Bristol also faced a class-action lawsuit last year alleging unsafe conditions during the pandemic. U.S. District Judge William Young, a Ronald Reagan nominee, barred Bristol from accepting new detainees and released dozens. But he also ruled in May 2020 that the jail’s staff had “admirably” taken steps to protect detainees from the coronavirus.

Mayorkas did not detail his reasoning for closing the Irwin County Detention Center in Ocilla, Ga., almost 200 miles south of Atlanta. But he said the agency should relocate staff, release or transfer detainees, and preserve evidence and witnesses needed for ongoing investigations.

The DHS inspector general’s office and the FBI are investigating allegations that surfaced last year when a former nurse at the Irwin facility filed a whistleblower complaint saying that a doctor — later identified as Mahendra Amin — was performing hysterectomies and other unwanted procedures on female detainees.

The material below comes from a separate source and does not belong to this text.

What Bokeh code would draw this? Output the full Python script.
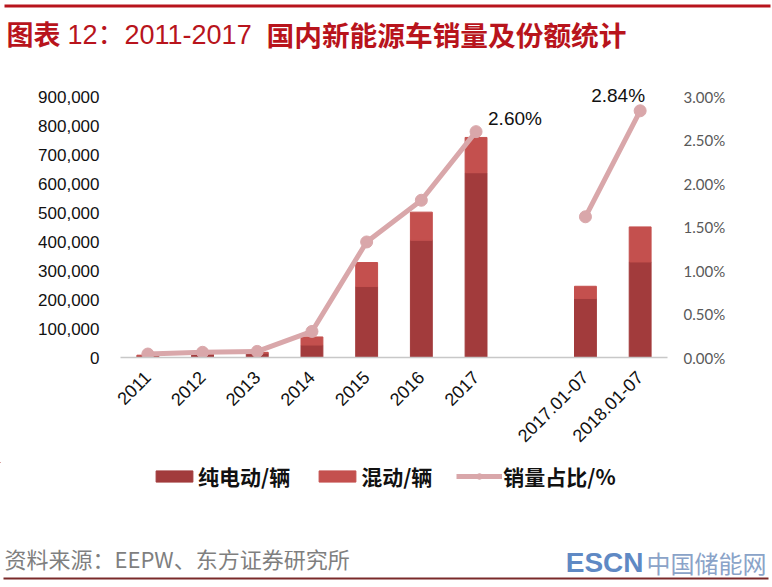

Amin, who declined to comment, has denied wrongdoing, and no charges have been filed.

Mayorkas said in the memo he would schedule a meeting with DHS officials next week to plan to close Irwin and to “discuss my concerns with other federal immigration detention centers” across the United States.

Tae Johnson, the acting ICE director, said that the agency will continue to arrest immigrants who match the new administration’s criteria: people who pose a threat to national security and public safety, or recently crossed the border.

“ICE will continue to ensure it has sufficient detention space to hold noncitizens as appropriate,” Johnson said in a statement Thursday. “Withdrawing from the Bristol agreement, and planning to close the Irwin facility, will not impair or in any way diminish ICE operations.”